SET EXERCISE → Below is a listing to transcribe in full and exactly; keep the pictures out.

INFORMATION SUPPLIED →
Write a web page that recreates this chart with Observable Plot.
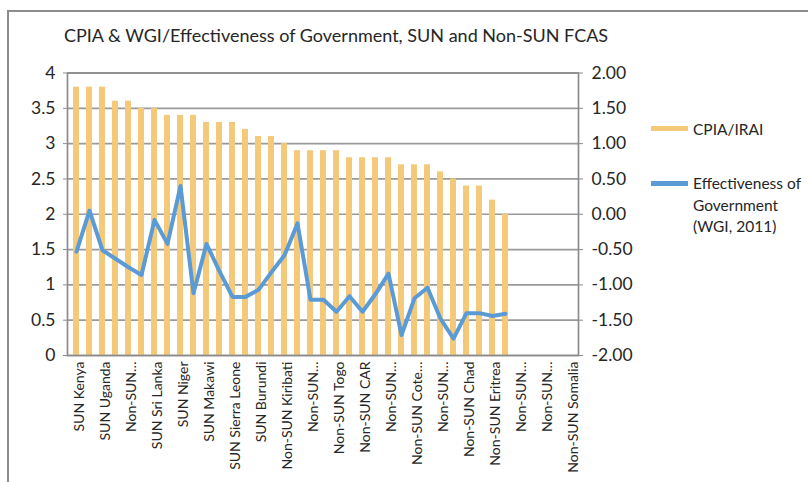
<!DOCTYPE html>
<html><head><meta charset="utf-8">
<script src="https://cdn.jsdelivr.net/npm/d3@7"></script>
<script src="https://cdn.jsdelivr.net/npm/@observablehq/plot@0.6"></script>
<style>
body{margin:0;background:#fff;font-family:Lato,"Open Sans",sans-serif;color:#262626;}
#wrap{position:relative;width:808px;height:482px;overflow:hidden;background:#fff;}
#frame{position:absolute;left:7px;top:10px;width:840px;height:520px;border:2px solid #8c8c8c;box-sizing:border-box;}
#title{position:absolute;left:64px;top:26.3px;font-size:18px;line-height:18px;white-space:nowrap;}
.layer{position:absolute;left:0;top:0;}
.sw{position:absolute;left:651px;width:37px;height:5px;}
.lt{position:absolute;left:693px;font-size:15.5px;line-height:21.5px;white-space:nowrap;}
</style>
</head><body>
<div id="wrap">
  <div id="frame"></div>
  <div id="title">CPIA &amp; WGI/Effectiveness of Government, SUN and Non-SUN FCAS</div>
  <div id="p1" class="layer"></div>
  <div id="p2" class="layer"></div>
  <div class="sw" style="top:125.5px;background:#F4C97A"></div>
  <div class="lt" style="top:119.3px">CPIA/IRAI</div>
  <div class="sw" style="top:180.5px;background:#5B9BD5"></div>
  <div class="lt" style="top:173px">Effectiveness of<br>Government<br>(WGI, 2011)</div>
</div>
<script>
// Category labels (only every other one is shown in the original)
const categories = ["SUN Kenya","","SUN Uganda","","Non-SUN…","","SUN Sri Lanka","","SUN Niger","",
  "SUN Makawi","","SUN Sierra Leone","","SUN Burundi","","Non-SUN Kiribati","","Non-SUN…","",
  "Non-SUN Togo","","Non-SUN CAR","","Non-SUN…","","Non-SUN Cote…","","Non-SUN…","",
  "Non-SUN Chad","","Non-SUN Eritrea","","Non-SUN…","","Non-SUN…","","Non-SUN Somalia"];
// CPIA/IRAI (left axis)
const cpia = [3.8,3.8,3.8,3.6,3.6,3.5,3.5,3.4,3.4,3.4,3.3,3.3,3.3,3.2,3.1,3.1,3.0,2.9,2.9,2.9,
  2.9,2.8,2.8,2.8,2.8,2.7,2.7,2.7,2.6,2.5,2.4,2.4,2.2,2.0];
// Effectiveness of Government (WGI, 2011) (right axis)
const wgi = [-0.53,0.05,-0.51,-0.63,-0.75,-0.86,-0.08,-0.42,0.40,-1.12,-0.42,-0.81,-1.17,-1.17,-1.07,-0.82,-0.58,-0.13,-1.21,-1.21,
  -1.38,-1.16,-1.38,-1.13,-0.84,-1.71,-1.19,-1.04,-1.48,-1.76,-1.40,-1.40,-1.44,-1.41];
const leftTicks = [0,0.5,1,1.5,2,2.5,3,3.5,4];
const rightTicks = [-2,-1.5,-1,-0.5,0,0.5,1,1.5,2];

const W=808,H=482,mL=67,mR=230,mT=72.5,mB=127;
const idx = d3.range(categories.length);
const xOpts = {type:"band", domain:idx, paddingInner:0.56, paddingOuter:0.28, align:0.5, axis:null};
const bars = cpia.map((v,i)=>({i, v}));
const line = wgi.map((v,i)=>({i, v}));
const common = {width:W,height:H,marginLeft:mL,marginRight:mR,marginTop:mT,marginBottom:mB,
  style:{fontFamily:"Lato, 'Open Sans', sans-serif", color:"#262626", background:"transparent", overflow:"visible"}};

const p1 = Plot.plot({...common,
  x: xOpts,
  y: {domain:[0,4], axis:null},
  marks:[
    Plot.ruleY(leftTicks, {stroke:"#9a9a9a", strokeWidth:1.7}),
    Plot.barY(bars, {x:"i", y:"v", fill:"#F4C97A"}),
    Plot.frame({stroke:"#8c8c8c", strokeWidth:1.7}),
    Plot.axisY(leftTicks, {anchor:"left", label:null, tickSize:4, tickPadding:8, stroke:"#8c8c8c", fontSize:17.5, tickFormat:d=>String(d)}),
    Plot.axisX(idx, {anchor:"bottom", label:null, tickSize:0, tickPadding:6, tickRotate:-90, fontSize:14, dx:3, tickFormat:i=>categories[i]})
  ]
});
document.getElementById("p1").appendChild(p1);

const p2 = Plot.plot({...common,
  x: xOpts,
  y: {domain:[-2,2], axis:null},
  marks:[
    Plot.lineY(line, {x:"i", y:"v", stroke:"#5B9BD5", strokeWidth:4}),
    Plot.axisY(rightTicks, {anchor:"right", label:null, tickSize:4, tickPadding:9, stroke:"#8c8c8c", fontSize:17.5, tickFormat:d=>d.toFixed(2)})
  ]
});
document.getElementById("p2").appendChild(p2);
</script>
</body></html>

WRITTEN SOLUTION →
Write a web page that recreates this chart with Observable Plot.
<!DOCTYPE html>
<html><head><meta charset="utf-8">
<script src="https://cdn.jsdelivr.net/npm/d3@7"></script>
<script src="https://cdn.jsdelivr.net/npm/@observablehq/plot@0.6"></script>
<style>
body{margin:0;background:#fff;font-family:Lato,"Open Sans",sans-serif;color:#262626;}
#wrap{position:relative;width:808px;height:482px;overflow:hidden;background:#fff;}
#frame{position:absolute;left:7px;top:10px;width:840px;height:520px;border:2px solid #8c8c8c;box-sizing:border-box;}
#title{position:absolute;left:64px;top:26.3px;font-size:18px;line-height:18px;white-space:nowrap;}
.layer{position:absolute;left:0;top:0;}
.sw{position:absolute;left:651px;width:37px;height:5px;}
.lt{position:absolute;left:693px;font-size:15.5px;line-height:21.5px;white-space:nowrap;}
</style>
</head><body>
<div id="wrap">
  <div id="frame"></div>
  <div id="title">CPIA &amp; WGI/Effectiveness of Government, SUN and Non-SUN FCAS</div>
  <div id="p1" class="layer"></div>
  <div id="p2" class="layer"></div>
  <div class="sw" style="top:125.5px;background:#F4C97A"></div>
  <div class="lt" style="top:119.3px">CPIA/IRAI</div>
  <div class="sw" style="top:180.5px;background:#5B9BD5"></div>
  <div class="lt" style="top:173px">Effectiveness of<br>Government<br>(WGI, 2011)</div>
</div>
<script>
// Category labels (only every other one is shown in the original)
const categories = ["SUN Kenya","","SUN Uganda","","Non-SUN…","","SUN Sri Lanka","","SUN Niger","",
  "SUN Makawi","","SUN Sierra Leone","","SUN Burundi","","Non-SUN Kiribati","","Non-SUN…","",
  "Non-SUN Togo","","Non-SUN CAR","","Non-SUN…","","Non-SUN Cote…","","Non-SUN…","",
  "Non-SUN Chad","","Non-SUN Eritrea","","Non-SUN…","","Non-SUN…","","Non-SUN Somalia"];
// CPIA/IRAI (left axis)
const cpia = [3.8,3.8,3.8,3.6,3.6,3.5,3.5,3.4,3.4,3.4,3.3,3.3,3.3,3.2,3.1,3.1,3.0,2.9,2.9,2.9,
  2.9,2.8,2.8,2.8,2.8,2.7,2.7,2.7,2.6,2.5,2.4,2.4,2.2,2.0];
// Effectiveness of Government (WGI, 2011) (right axis)
const wgi = [-0.53,0.05,-0.51,-0.63,-0.75,-0.86,-0.08,-0.42,0.40,-1.12,-0.42,-0.81,-1.17,-1.17,-1.07,-0.82,-0.58,-0.13,-1.21,-1.21,
  -1.38,-1.16,-1.38,-1.13,-0.84,-1.71,-1.19,-1.04,-1.48,-1.76,-1.40,-1.40,-1.44,-1.41];
const leftTicks = [0,0.5,1,1.5,2,2.5,3,3.5,4];
const rightTicks = [-2,-1.5,-1,-0.5,0,0.5,1,1.5,2];

const W=808,H=482,mL=67,mR=230,mT=72.5,mB=127;
const idx = d3.range(categories.length);
const xOpts = {type:"band", domain:idx, paddingInner:0.56, paddingOuter:0.28, align:0.5, axis:null};
const bars = cpia.map((v,i)=>({i, v}));
const line = wgi.map((v,i)=>({i, v}));
const common = {width:W,height:H,marginLeft:mL,marginRight:mR,marginTop:mT,marginBottom:mB,
  style:{fontFamily:"Lato, 'Open Sans', sans-serif", color:"#262626", background:"transparent", overflow:"visible"}};

const p1 = Plot.plot({...common,
  x: xOpts,
  y: {domain:[0,4], axis:null},
  marks:[
    Plot.ruleY(leftTicks, {stroke:"#9a9a9a", strokeWidth:1.7}),
    Plot.barY(bars, {x:"i", y:"v", fill:"#F4C97A"}),
    Plot.frame({stroke:"#8c8c8c", strokeWidth:1.7}),
    Plot.axisY(leftTicks, {anchor:"left", label:null, tickSize:4, tickPadding:8, stroke:"#8c8c8c", fontSize:17.5, tickFormat:d=>String(d)}),
    Plot.axisX(idx, {anchor:"bottom", label:null, tickSize:0, tickPadding:6, tickRotate:-90, fontSize:14, dx:3, tickFormat:i=>categories[i]})
  ]
});
document.getElementById("p1").appendChild(p1);

const p2 = Plot.plot({...common,
  x: xOpts,
  y: {domain:[-2,2], axis:null},
  marks:[
    Plot.lineY(line, {x:"i", y:"v", stroke:"#5B9BD5", strokeWidth:4}),
    Plot.axisY(rightTicks, {anchor:"right", label:null, tickSize:4, tickPadding:9, stroke:"#8c8c8c", fontSize:17.5, tickFormat:d=>d.toFixed(2)})
  ]
});
document.getElementById("p2").appendChild(p2);
</script>
</body></html>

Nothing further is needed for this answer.